Many of the 42 stories are only a page or two in length, with longer stories appearing more frequently as the collection progresses. There are several fables: two sheep, one aware of its impending doom and the other not, converse on their way to the slaughterhouse; a man who’s grown tired of his body’s demands befriends three mice in the hopes they’ll dispose of his corpse after his self-decapitation. The mice oblige, of course, “following the tradition of all rescued animals in fairy stories.” This kind of sly acknowledgment is what makes Frame’s stories so disturbing: there’s a playfulness that is deeply complicated by most of her endings. People die suddenly; entire kingdoms commit mass suicide; the brain of the decapitated man is mistaken for a prune and devoured by the very mice he called friends.

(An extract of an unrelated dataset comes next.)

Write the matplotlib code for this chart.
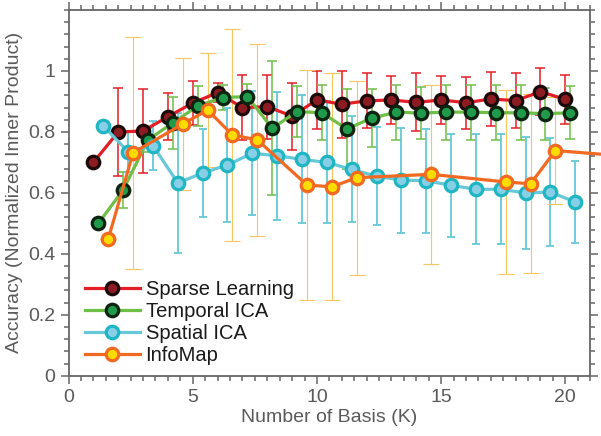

Later stories move away from the fantastic to some degree, though they continue to explore the psychology of loneliness and death. “The Teacup,” “The Bath,” and “The Triumph of Poetry” all follow characters who cling to some inaccurate assessment of their lives, only to see that framework obliterated. The prose is still as playful and arresting as in earlier stories, but applied to the ordinary, it achieves a much starker effect.

The New Yorker published two of Frame’s stories in 2008, four years after her death, and although neither appears in Prizes, there are five previously uncollected stories included here that, along with the rest of the collection, present a full and vibrant picture of Frame’s tremendous gifts.